#### EXERCISE INPUT

┌────────

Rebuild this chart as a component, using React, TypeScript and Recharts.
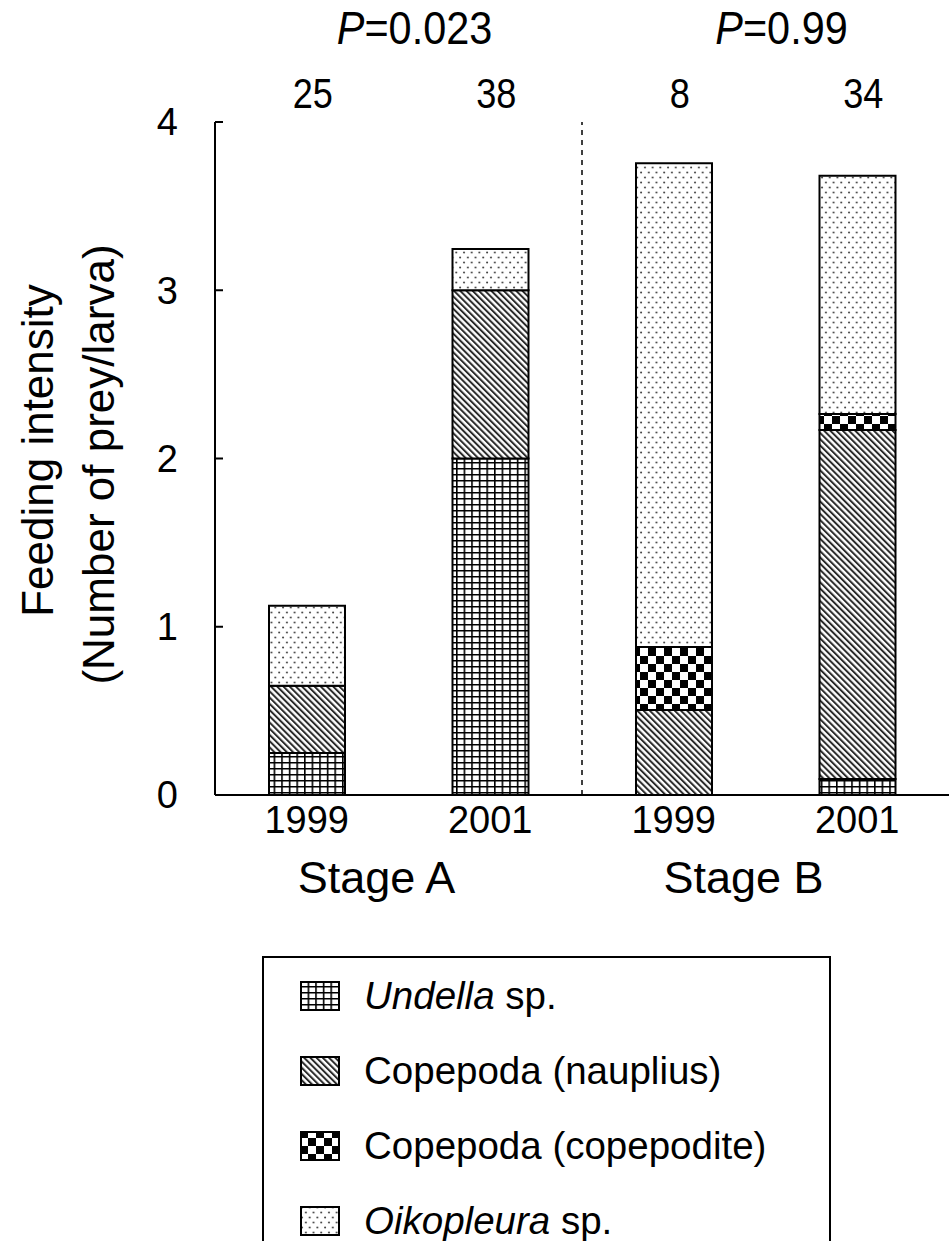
import React from "react";
import {
	Bar,
	BarChart,
	Label,
	ReferenceLine,
	XAxis,
	YAxis,
} from "recharts";

// categories and annotations
const YEARS = ["1999", "2001", "1999", "2001"];
const STAGES = ["Stage A", "Stage B"];
const N_LARVAE = [25, 38, 8, 34];
const P_VALUES = ["0.023", "0.99"];

// prey per larva, stacked bottom -> top
const UNDELLA = [0.25, 2.0, 0, 0.095];
const NAUPLIUS = [0.4, 1.0, 0.505, 2.075];
const COPEPODITE = [0, 0, 0.375, 0.095];
const OIKOPLEURA = [0.475, 0.245, 2.875, 1.415];

const SERIES = [
	{ key: "undella", name: "Undella", italic: true, fill: "url(#pat-grid)" },
	{ key: "nauplius", name: "Copepoda (nauplius)", italic: false, fill: "url(#pat-diag)" },
	{ key: "copepodite", name: "Copepoda (copepodite)", italic: false, fill: "url(#pat-check)" },
	{ key: "oikopleura", name: "Oikopleura", italic: true, fill: "url(#pat-dots)" },
];

const data = YEARS.map((year, i) => ({
	id: `${i}-${year}`,
	stage: STAGES[Math.floor(i / 2)],
	undella: UNDELLA[i],
	nauplius: NAUPLIUS[i],
	copepodite: COPEPODITE[i],
	oikopleura: OIKOPLEURA[i],
}));

const FONT = "'Liberation Sans', Arial, sans-serif";

function Patterns() {
	return (
		<svg width={0} height={0} style={{ position: "absolute" }}>
			<defs>
				<pattern id="pat-grid" width={7.6} height={6} patternUnits="userSpaceOnUse">
					<rect width={7.6} height={6} fill="#fff" />
					<rect x={0} y={0} width={1.6} height={6} fill="#000" />
					<rect x={0} y={0} width={7.6} height={1.5} fill="#000" />
				</pattern>
				<pattern
					id="pat-diag"
					width={4.4}
					height={10}
					patternUnits="userSpaceOnUse"
					patternTransform="rotate(-45)"
				>
					<rect width={4.4} height={10} fill="#fff" />
					<rect x={0} y={0} width={2} height={10} fill="#2a2a2a" />
				</pattern>
				<pattern id="pat-check" width={16} height={16} patternUnits="userSpaceOnUse">
					<rect width={16} height={16} fill="#fff" />
					<rect x={0} y={0} width={8} height={8} fill="#000" />
					<rect x={8} y={8} width={8} height={8} fill="#000" />
				</pattern>
				<pattern id="pat-dots" width={7.7} height={10} patternUnits="userSpaceOnUse">
					<rect width={7.7} height={10} fill="#fff" />
					<circle cx={2} cy={2.5} r={1} fill="#444" />
					<circle cx={5.85} cy={7.5} r={1} fill="#444" />
				</pattern>
			</defs>
		</svg>
	);
}

function YLabelContent(props: any) {
	const vb = props.viewBox || { x: 0, y: 0, width: 0, height: 0 };
	const cy = vb.y + vb.height / 2;
	return (
		<g fontFamily={FONT} fontSize={44} fill="#000">
			<text x={37} y={cy - 8} textAnchor="middle" dominantBaseline="central" transform={`rotate(-90, 37, ${cy - 8})`}>
				Feeding intensity
			</text>
			<text x={98} y={cy + 6} textAnchor="middle" dominantBaseline="central" transform={`rotate(-90, 98, ${cy + 6})`}>
				(Number of prey/larva)
			</text>
		</g>
	);
}

// condensed tick text for the numbers above the plot
function NTick(props: any) {
	const { x, y, index } = props;
	return (
		<text
			transform={`translate(${x + 6}, ${y - 12}) scale(0.86, 1)`}
			textAnchor="middle"
			fontFamily={FONT}
			fontSize={42}
			fill="#000"
		>
			{N_LARVAE[index]}
		</text>
	);
}

function PTick(props: any) {
	const { x, y, index } = props;
	return (
		<text
			transform={`translate(${x + 16}, ${y - 14}) scale(0.9, 1)`}
			textAnchor="middle"
			fontFamily={FONT}
			fontSize={46}
			fill="#000"
		>
			<tspan fontStyle="italic">P</tspan>={P_VALUES[index]}
		</text>
	);
}

export default function App() {
	return (
		<div
			style={{
				position: "absolute",
				left: 0,
				top: 0,
				width: 949,
				height: 1241,
				overflow: "hidden",
				background: "#fff",
				fontFamily: FONT,
			}}
		>
			<Patterns />
			<BarChart
				width={949}
				height={1241}
				data={data}
				margin={{ top: 0, right: 0, bottom: 311, left: 0 }}
				barSize={76}
			>
				{/* sample sizes above bars */}
				<XAxis
					xAxisId="n"
					orientation="top"
					dataKey="id"
					height={62}
					axisLine={false}
					tickLine={false}
					tickSize={0}
					tick={<NTick />}
				/>
				{/* P values per stage */}
				<XAxis
					xAxisId="p"
					orientation="top"
					dataKey="stage"
					allowDuplicatedCategory={false}
					height={60}
					axisLine={false}
					tickLine={false}
					tickSize={0}
					tick={<PTick />}
				/>
				<XAxis
					dataKey="id"
					height={55}
					axisLine={{ stroke: "#000", strokeWidth: 2 }}
					tickLine={false}
					tickSize={0}
					tickMargin={11}
					tick={{ fill: "#000", fontSize: 38 }}
					tickFormatter={(_v: any, i: number) => YEARS[i]}
				/>
				<XAxis
					xAxisId="stage"
					dataKey="stage"
					allowDuplicatedCategory={false}
					height={80}
					axisLine={false}
					tickLine={false}
					tickSize={0}
					tickMargin={11}
					tick={{ fill: "#000", fontSize: 45, dx: -22 }}
				/>
				<YAxis
					width={215}
					domain={[0, 4]}
					ticks={[0, 1, 2, 3, 4]}
					allowDataOverflow
					axisLine={{ stroke: "#000", strokeWidth: 2 }}
					tickLine={{ stroke: "#000", strokeWidth: 2 }}
					tickSize={-8}
					tickMargin={45}
					tick={{ fill: "#000", fontSize: 38 }}
				>
					<Label content={YLabelContent} />
				</YAxis>
				<ReferenceLine
					xAxisId="stage"
					x="Stage A"
					position="end"
					stroke="#000"
					strokeWidth={1.5}
					strokeDasharray="5 5"
				/>
				{SERIES.map((s) => (
					<Bar
						key={s.key}
						dataKey={s.key}
						stackId="prey"
						fill={s.fill}
						stroke="#000"
						strokeWidth={2}
						isAnimationActive={false}
					/>
				))}
			</BarChart>
			{/* legend */}
			<div
				style={{
					position: "absolute",
					left: 262,
					top: 956,
					width: 569,
					height: 320,
					border: "2px solid #000",
					boxSizing: "border-box",
				}}
			>
				{SERIES.map((s, i) => (
					<div
						key={s.key}
						style={{
							position: "absolute",
							left: 36,
							top: 20 + i * 75,
							height: 36,
							display: "flex",
							alignItems: "center",
							fontSize: 38.5,
							whiteSpace: "nowrap",
						}}
					>
						<svg width={40} height={32} style={{ marginRight: 24 }}>
							<rect x={1} y={2} width={38} height={28} fill={s.fill} stroke="#000" strokeWidth={2} />
						</svg>
						{s.italic ? (
							<span>
								<i>{s.name}</i> sp.
							</span>
						) : (
							<span>{s.name}</span>
						)}
					</div>
				))}
			</div>
		</div>
	);
}
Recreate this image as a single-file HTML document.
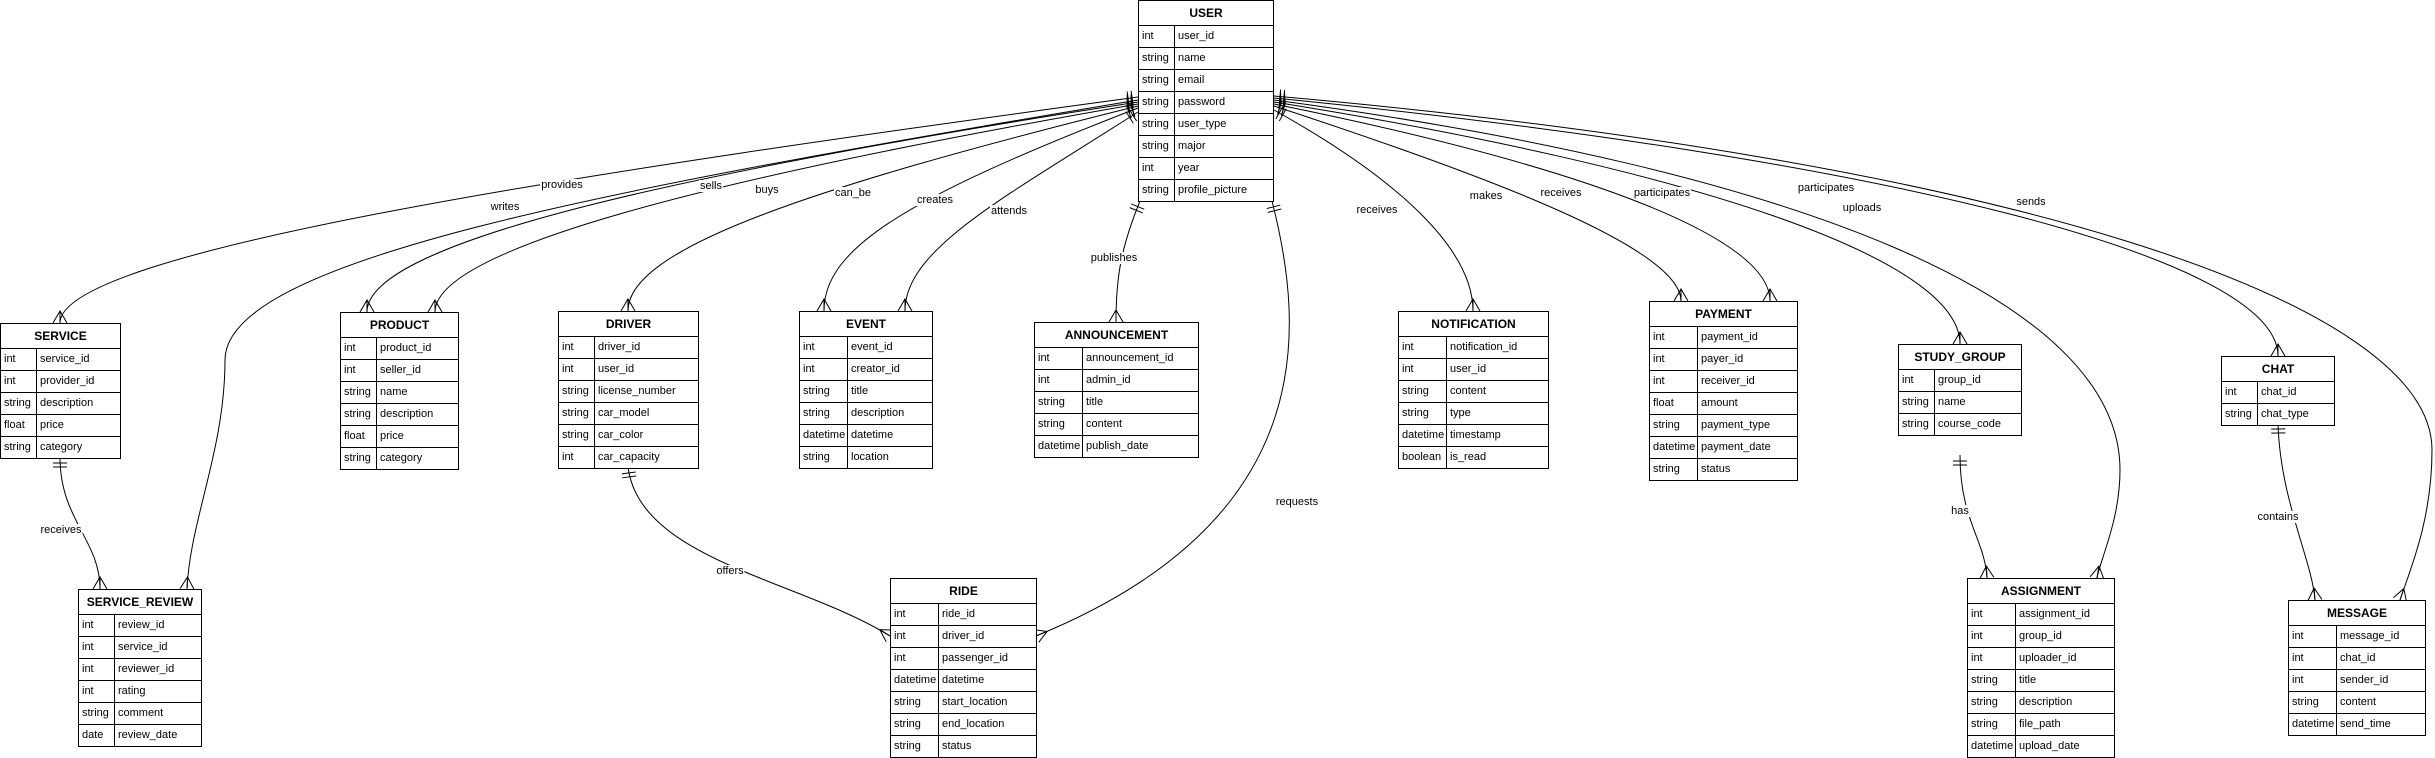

└────────

#### INSTRUCTION
Replicate the material above verbatim; images stay out of the copy.

#### WRITTEN ANSWER
Rebuild this chart as a component, using React, TypeScript and Recharts.
import React from "react";
import {
	Bar,
	BarChart,
	Label,
	ReferenceLine,
	XAxis,
	YAxis,
} from "recharts";

// categories and annotations
const YEARS = ["1999", "2001", "1999", "2001"];
const STAGES = ["Stage A", "Stage B"];
const N_LARVAE = [25, 38, 8, 34];
const P_VALUES = ["0.023", "0.99"];

// prey per larva, stacked bottom -> top
const UNDELLA = [0.25, 2.0, 0, 0.095];
const NAUPLIUS = [0.4, 1.0, 0.505, 2.075];
const COPEPODITE = [0, 0, 0.375, 0.095];
const OIKOPLEURA = [0.475, 0.245, 2.875, 1.415];

const SERIES = [
	{ key: "undella", name: "Undella", italic: true, fill: "url(#pat-grid)" },
	{ key: "nauplius", name: "Copepoda (nauplius)", italic: false, fill: "url(#pat-diag)" },
	{ key: "copepodite", name: "Copepoda (copepodite)", italic: false, fill: "url(#pat-check)" },
	{ key: "oikopleura", name: "Oikopleura", italic: true, fill: "url(#pat-dots)" },
];

const data = YEARS.map((year, i) => ({
	id: `${i}-${year}`,
	stage: STAGES[Math.floor(i / 2)],
	undella: UNDELLA[i],
	nauplius: NAUPLIUS[i],
	copepodite: COPEPODITE[i],
	oikopleura: OIKOPLEURA[i],
}));

const FONT = "'Liberation Sans', Arial, sans-serif";

function Patterns() {
	return (
		<svg width={0} height={0} style={{ position: "absolute" }}>
			<defs>
				<pattern id="pat-grid" width={7.6} height={6} patternUnits="userSpaceOnUse">
					<rect width={7.6} height={6} fill="#fff" />
					<rect x={0} y={0} width={1.6} height={6} fill="#000" />
					<rect x={0} y={0} width={7.6} height={1.5} fill="#000" />
				</pattern>
				<pattern
					id="pat-diag"
					width={4.4}
					height={10}
					patternUnits="userSpaceOnUse"
					patternTransform="rotate(-45)"
				>
					<rect width={4.4} height={10} fill="#fff" />
					<rect x={0} y={0} width={2} height={10} fill="#2a2a2a" />
				</pattern>
				<pattern id="pat-check" width={16} height={16} patternUnits="userSpaceOnUse">
					<rect width={16} height={16} fill="#fff" />
					<rect x={0} y={0} width={8} height={8} fill="#000" />
					<rect x={8} y={8} width={8} height={8} fill="#000" />
				</pattern>
				<pattern id="pat-dots" width={7.7} height={10} patternUnits="userSpaceOnUse">
					<rect width={7.7} height={10} fill="#fff" />
					<circle cx={2} cy={2.5} r={1} fill="#444" />
					<circle cx={5.85} cy={7.5} r={1} fill="#444" />
				</pattern>
			</defs>
		</svg>
	);
}

function YLabelContent(props: any) {
	const vb = props.viewBox || { x: 0, y: 0, width: 0, height: 0 };
	const cy = vb.y + vb.height / 2;
	return (
		<g fontFamily={FONT} fontSize={44} fill="#000">
			<text x={37} y={cy - 8} textAnchor="middle" dominantBaseline="central" transform={`rotate(-90, 37, ${cy - 8})`}>
				Feeding intensity
			</text>
			<text x={98} y={cy + 6} textAnchor="middle" dominantBaseline="central" transform={`rotate(-90, 98, ${cy + 6})`}>
				(Number of prey/larva)
			</text>
		</g>
	);
}

// condensed tick text for the numbers above the plot
function NTick(props: any) {
	const { x, y, index } = props;
	return (
		<text
			transform={`translate(${x + 6}, ${y - 12}) scale(0.86, 1)`}
			textAnchor="middle"
			fontFamily={FONT}
			fontSize={42}
			fill="#000"
		>
			{N_LARVAE[index]}
		</text>
	);
}

function PTick(props: any) {
	const { x, y, index } = props;
	return (
		<text
			transform={`translate(${x + 16}, ${y - 14}) scale(0.9, 1)`}
			textAnchor="middle"
			fontFamily={FONT}
			fontSize={46}
			fill="#000"
		>
			<tspan fontStyle="italic">P</tspan>={P_VALUES[index]}
		</text>
	);
}

export default function App() {
	return (
		<div
			style={{
				position: "absolute",
				left: 0,
				top: 0,
				width: 949,
				height: 1241,
				overflow: "hidden",
				background: "#fff",
				fontFamily: FONT,
			}}
		>
			<Patterns />
			<BarChart
				width={949}
				height={1241}
				data={data}
				margin={{ top: 0, right: 0, bottom: 311, left: 0 }}
				barSize={76}
			>
				{/* sample sizes above bars */}
				<XAxis
					xAxisId="n"
					orientation="top"
					dataKey="id"
					height={62}
					axisLine={false}
					tickLine={false}
					tickSize={0}
					tick={<NTick />}
				/>
				{/* P values per stage */}
				<XAxis
					xAxisId="p"
					orientation="top"
					dataKey="stage"
					allowDuplicatedCategory={false}
					height={60}
					axisLine={false}
					tickLine={false}
					tickSize={0}
					tick={<PTick />}
				/>
				<XAxis
					dataKey="id"
					height={55}
					axisLine={{ stroke: "#000", strokeWidth: 2 }}
					tickLine={false}
					tickSize={0}
					tickMargin={11}
					tick={{ fill: "#000", fontSize: 38 }}
					tickFormatter={(_v: any, i: number) => YEARS[i]}
				/>
				<XAxis
					xAxisId="stage"
					dataKey="stage"
					allowDuplicatedCategory={false}
					height={80}
					axisLine={false}
					tickLine={false}
					tickSize={0}
					tickMargin={11}
					tick={{ fill: "#000", fontSize: 45, dx: -22 }}
				/>
				<YAxis
					width={215}
					domain={[0, 4]}
					ticks={[0, 1, 2, 3, 4]}
					allowDataOverflow
					axisLine={{ stroke: "#000", strokeWidth: 2 }}
					tickLine={{ stroke: "#000", strokeWidth: 2 }}
					tickSize={-8}
					tickMargin={45}
					tick={{ fill: "#000", fontSize: 38 }}
				>
					<Label content={YLabelContent} />
				</YAxis>
				<ReferenceLine
					xAxisId="stage"
					x="Stage A"
					position="end"
					stroke="#000"
					strokeWidth={1.5}
					strokeDasharray="5 5"
				/>
				{SERIES.map((s) => (
					<Bar
						key={s.key}
						dataKey={s.key}
						stackId="prey"
						fill={s.fill}
						stroke="#000"
						strokeWidth={2}
						isAnimationActive={false}
					/>
				))}
			</BarChart>
			{/* legend */}
			<div
				style={{
					position: "absolute",
					left: 262,
					top: 956,
					width: 569,
					height: 320,
					border: "2px solid #000",
					boxSizing: "border-box",
				}}
			>
				{SERIES.map((s, i) => (
					<div
						key={s.key}
						style={{
							position: "absolute",
							left: 36,
							top: 20 + i * 75,
							height: 36,
							display: "flex",
							alignItems: "center",
							fontSize: 38.5,
							whiteSpace: "nowrap",
						}}
					>
						<svg width={40} height={32} style={{ marginRight: 24 }}>
							<rect x={1} y={2} width={38} height={28} fill={s.fill} stroke="#000" strokeWidth={2} />
						</svg>
						{s.italic ? (
							<span>
								<i>{s.name}</i> sp.
							</span>
						) : (
							<span>{s.name}</span>
						)}
					</div>
				))}
			</div>
		</div>
	);
}
Recreate this image as a single-file HTML document.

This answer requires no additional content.